Available data ▸
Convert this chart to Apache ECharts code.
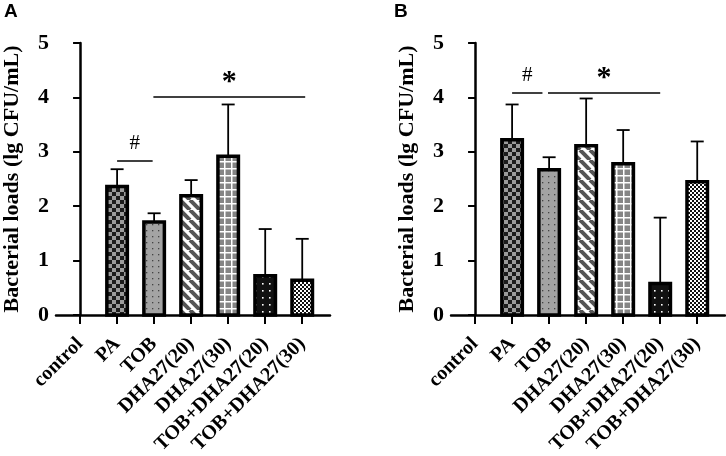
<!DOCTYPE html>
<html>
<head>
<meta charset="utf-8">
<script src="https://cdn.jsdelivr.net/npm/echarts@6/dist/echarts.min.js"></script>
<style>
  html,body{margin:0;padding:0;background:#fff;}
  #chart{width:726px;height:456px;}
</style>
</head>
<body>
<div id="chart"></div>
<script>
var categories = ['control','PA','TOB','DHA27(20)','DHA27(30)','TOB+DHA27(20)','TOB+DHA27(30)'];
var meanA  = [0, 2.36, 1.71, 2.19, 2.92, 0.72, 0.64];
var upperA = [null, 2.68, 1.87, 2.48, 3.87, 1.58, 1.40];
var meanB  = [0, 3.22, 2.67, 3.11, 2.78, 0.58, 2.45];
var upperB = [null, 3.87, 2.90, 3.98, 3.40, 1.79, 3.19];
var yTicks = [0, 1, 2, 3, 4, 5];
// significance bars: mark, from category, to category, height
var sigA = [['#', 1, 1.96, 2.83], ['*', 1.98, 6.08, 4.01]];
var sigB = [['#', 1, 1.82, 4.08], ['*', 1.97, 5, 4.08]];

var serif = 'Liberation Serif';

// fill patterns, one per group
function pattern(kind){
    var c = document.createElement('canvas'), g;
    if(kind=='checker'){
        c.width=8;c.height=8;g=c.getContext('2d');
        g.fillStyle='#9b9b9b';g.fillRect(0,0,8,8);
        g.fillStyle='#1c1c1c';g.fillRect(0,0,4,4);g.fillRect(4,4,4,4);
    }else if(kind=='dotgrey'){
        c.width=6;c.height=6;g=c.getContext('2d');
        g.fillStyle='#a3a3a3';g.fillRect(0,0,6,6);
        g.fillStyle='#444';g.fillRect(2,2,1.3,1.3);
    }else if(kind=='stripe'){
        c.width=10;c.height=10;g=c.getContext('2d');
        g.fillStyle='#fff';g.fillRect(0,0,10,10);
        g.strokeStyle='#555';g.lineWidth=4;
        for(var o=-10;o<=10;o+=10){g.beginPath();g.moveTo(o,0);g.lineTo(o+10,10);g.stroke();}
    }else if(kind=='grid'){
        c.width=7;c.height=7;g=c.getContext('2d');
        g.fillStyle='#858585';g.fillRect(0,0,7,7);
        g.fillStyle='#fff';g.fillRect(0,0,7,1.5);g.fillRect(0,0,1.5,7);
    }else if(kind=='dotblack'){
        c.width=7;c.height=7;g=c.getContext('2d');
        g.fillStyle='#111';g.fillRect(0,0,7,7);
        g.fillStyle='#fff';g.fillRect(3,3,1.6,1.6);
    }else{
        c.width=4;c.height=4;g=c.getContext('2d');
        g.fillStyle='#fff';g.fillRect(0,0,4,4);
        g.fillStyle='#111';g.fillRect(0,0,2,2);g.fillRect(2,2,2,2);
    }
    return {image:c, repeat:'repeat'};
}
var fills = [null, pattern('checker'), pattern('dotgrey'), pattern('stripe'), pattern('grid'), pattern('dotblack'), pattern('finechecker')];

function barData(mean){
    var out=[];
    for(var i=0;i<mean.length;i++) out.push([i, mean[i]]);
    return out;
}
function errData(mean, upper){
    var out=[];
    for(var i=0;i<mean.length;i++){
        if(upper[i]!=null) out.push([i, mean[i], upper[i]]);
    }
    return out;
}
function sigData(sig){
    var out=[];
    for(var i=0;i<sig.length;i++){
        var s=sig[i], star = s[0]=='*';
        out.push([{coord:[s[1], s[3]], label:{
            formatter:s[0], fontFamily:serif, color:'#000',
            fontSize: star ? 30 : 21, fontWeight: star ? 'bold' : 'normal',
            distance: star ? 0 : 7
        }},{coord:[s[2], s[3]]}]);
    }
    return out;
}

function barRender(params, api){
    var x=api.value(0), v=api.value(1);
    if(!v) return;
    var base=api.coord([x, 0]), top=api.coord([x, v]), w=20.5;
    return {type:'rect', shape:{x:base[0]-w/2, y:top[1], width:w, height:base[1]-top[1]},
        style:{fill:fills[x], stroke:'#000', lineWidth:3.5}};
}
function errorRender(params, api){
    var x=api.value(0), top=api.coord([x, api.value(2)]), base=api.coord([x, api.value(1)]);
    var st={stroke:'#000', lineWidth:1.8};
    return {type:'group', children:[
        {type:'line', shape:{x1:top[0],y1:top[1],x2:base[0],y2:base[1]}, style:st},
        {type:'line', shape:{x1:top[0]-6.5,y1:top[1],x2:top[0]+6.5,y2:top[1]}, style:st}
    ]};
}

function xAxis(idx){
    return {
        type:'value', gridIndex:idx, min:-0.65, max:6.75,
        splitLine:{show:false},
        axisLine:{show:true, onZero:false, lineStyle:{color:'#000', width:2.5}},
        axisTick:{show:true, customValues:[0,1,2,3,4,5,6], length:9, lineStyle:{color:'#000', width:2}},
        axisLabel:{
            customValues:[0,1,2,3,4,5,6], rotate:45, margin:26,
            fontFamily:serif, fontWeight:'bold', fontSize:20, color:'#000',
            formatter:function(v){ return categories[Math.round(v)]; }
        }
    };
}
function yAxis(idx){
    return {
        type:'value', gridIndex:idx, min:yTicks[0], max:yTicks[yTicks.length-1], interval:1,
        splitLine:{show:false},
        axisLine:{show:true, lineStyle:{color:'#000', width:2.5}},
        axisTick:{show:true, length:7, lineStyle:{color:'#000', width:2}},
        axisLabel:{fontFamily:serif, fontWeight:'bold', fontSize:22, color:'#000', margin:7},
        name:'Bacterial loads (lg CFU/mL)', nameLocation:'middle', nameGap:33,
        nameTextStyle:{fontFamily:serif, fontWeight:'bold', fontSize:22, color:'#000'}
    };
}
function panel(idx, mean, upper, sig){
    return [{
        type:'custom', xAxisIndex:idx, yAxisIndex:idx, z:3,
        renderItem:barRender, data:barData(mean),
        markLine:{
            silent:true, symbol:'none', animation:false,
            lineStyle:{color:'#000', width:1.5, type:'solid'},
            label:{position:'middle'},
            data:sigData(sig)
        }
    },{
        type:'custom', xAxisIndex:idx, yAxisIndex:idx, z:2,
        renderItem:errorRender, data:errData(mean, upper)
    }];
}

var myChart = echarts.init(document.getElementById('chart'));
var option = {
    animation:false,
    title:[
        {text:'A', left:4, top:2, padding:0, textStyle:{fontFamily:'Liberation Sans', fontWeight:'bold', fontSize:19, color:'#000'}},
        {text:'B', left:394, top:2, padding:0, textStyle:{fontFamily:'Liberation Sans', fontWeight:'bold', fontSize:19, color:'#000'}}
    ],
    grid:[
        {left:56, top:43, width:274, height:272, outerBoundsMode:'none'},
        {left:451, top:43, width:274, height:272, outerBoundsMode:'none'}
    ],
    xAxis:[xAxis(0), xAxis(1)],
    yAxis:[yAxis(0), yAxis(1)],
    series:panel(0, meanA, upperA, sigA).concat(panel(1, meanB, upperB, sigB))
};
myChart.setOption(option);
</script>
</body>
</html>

What the task requires ▸
Reproduce the listing above exactly, excluding all pictures.

Task result ▸
Convert this chart to Apache ECharts code.
<!DOCTYPE html>
<html>
<head>
<meta charset="utf-8">
<script src="https://cdn.jsdelivr.net/npm/echarts@6/dist/echarts.min.js"></script>
<style>
  html,body{margin:0;padding:0;background:#fff;}
  #chart{width:726px;height:456px;}
</style>
</head>
<body>
<div id="chart"></div>
<script>
var categories = ['control','PA','TOB','DHA27(20)','DHA27(30)','TOB+DHA27(20)','TOB+DHA27(30)'];
var meanA  = [0, 2.36, 1.71, 2.19, 2.92, 0.72, 0.64];
var upperA = [null, 2.68, 1.87, 2.48, 3.87, 1.58, 1.40];
var meanB  = [0, 3.22, 2.67, 3.11, 2.78, 0.58, 2.45];
var upperB = [null, 3.87, 2.90, 3.98, 3.40, 1.79, 3.19];
var yTicks = [0, 1, 2, 3, 4, 5];
// significance bars: mark, from category, to category, height
var sigA = [['#', 1, 1.96, 2.83], ['*', 1.98, 6.08, 4.01]];
var sigB = [['#', 1, 1.82, 4.08], ['*', 1.97, 5, 4.08]];

var serif = 'Liberation Serif';

// fill patterns, one per group
function pattern(kind){
    var c = document.createElement('canvas'), g;
    if(kind=='checker'){
        c.width=8;c.height=8;g=c.getContext('2d');
        g.fillStyle='#9b9b9b';g.fillRect(0,0,8,8);
        g.fillStyle='#1c1c1c';g.fillRect(0,0,4,4);g.fillRect(4,4,4,4);
    }else if(kind=='dotgrey'){
        c.width=6;c.height=6;g=c.getContext('2d');
        g.fillStyle='#a3a3a3';g.fillRect(0,0,6,6);
        g.fillStyle='#444';g.fillRect(2,2,1.3,1.3);
    }else if(kind=='stripe'){
        c.width=10;c.height=10;g=c.getContext('2d');
        g.fillStyle='#fff';g.fillRect(0,0,10,10);
        g.strokeStyle='#555';g.lineWidth=4;
        for(var o=-10;o<=10;o+=10){g.beginPath();g.moveTo(o,0);g.lineTo(o+10,10);g.stroke();}
    }else if(kind=='grid'){
        c.width=7;c.height=7;g=c.getContext('2d');
        g.fillStyle='#858585';g.fillRect(0,0,7,7);
        g.fillStyle='#fff';g.fillRect(0,0,7,1.5);g.fillRect(0,0,1.5,7);
    }else if(kind=='dotblack'){
        c.width=7;c.height=7;g=c.getContext('2d');
        g.fillStyle='#111';g.fillRect(0,0,7,7);
        g.fillStyle='#fff';g.fillRect(3,3,1.6,1.6);
    }else{
        c.width=4;c.height=4;g=c.getContext('2d');
        g.fillStyle='#fff';g.fillRect(0,0,4,4);
        g.fillStyle='#111';g.fillRect(0,0,2,2);g.fillRect(2,2,2,2);
    }
    return {image:c, repeat:'repeat'};
}
var fills = [null, pattern('checker'), pattern('dotgrey'), pattern('stripe'), pattern('grid'), pattern('dotblack'), pattern('finechecker')];

function barData(mean){
    var out=[];
    for(var i=0;i<mean.length;i++) out.push([i, mean[i]]);
    return out;
}
function errData(mean, upper){
    var out=[];
    for(var i=0;i<mean.length;i++){
        if(upper[i]!=null) out.push([i, mean[i], upper[i]]);
    }
    return out;
}
function sigData(sig){
    var out=[];
    for(var i=0;i<sig.length;i++){
        var s=sig[i], star = s[0]=='*';
        out.push([{coord:[s[1], s[3]], label:{
            formatter:s[0], fontFamily:serif, color:'#000',
            fontSize: star ? 30 : 21, fontWeight: star ? 'bold' : 'normal',
            distance: star ? 0 : 7
        }},{coord:[s[2], s[3]]}]);
    }
    return out;
}

function barRender(params, api){
    var x=api.value(0), v=api.value(1);
    if(!v) return;
    var base=api.coord([x, 0]), top=api.coord([x, v]), w=20.5;
    return {type:'rect', shape:{x:base[0]-w/2, y:top[1], width:w, height:base[1]-top[1]},
        style:{fill:fills[x], stroke:'#000', lineWidth:3.5}};
}
function errorRender(params, api){
    var x=api.value(0), top=api.coord([x, api.value(2)]), base=api.coord([x, api.value(1)]);
    var st={stroke:'#000', lineWidth:1.8};
    return {type:'group', children:[
        {type:'line', shape:{x1:top[0],y1:top[1],x2:base[0],y2:base[1]}, style:st},
        {type:'line', shape:{x1:top[0]-6.5,y1:top[1],x2:top[0]+6.5,y2:top[1]}, style:st}
    ]};
}

function xAxis(idx){
    return {
        type:'value', gridIndex:idx, min:-0.65, max:6.75,
        splitLine:{show:false},
        axisLine:{show:true, onZero:false, lineStyle:{color:'#000', width:2.5}},
        axisTick:{show:true, customValues:[0,1,2,3,4,5,6], length:9, lineStyle:{color:'#000', width:2}},
        axisLabel:{
            customValues:[0,1,2,3,4,5,6], rotate:45, margin:26,
            fontFamily:serif, fontWeight:'bold', fontSize:20, color:'#000',
            formatter:function(v){ return categories[Math.round(v)]; }
        }
    };
}
function yAxis(idx){
    return {
        type:'value', gridIndex:idx, min:yTicks[0], max:yTicks[yTicks.length-1], interval:1,
        splitLine:{show:false},
        axisLine:{show:true, lineStyle:{color:'#000', width:2.5}},
        axisTick:{show:true, length:7, lineStyle:{color:'#000', width:2}},
        axisLabel:{fontFamily:serif, fontWeight:'bold', fontSize:22, color:'#000', margin:7},
        name:'Bacterial loads (lg CFU/mL)', nameLocation:'middle', nameGap:33,
        nameTextStyle:{fontFamily:serif, fontWeight:'bold', fontSize:22, color:'#000'}
    };
}
function panel(idx, mean, upper, sig){
    return [{
        type:'custom', xAxisIndex:idx, yAxisIndex:idx, z:3,
        renderItem:barRender, data:barData(mean),
        markLine:{
            silent:true, symbol:'none', animation:false,
            lineStyle:{color:'#000', width:1.5, type:'solid'},
            label:{position:'middle'},
            data:sigData(sig)
        }
    },{
        type:'custom', xAxisIndex:idx, yAxisIndex:idx, z:2,
        renderItem:errorRender, data:errData(mean, upper)
    }];
}

var myChart = echarts.init(document.getElementById('chart'));
var option = {
    animation:false,
    title:[
        {text:'A', left:4, top:2, padding:0, textStyle:{fontFamily:'Liberation Sans', fontWeight:'bold', fontSize:19, color:'#000'}},
        {text:'B', left:394, top:2, padding:0, textStyle:{fontFamily:'Liberation Sans', fontWeight:'bold', fontSize:19, color:'#000'}}
    ],
    grid:[
        {left:56, top:43, width:274, height:272, outerBoundsMode:'none'},
        {left:451, top:43, width:274, height:272, outerBoundsMode:'none'}
    ],
    xAxis:[xAxis(0), xAxis(1)],
    yAxis:[yAxis(0), yAxis(1)],
    series:panel(0, meanA, upperA, sigA).concat(panel(1, meanB, upperB, sigB))
};
myChart.setOption(option);
</script>
</body>
</html>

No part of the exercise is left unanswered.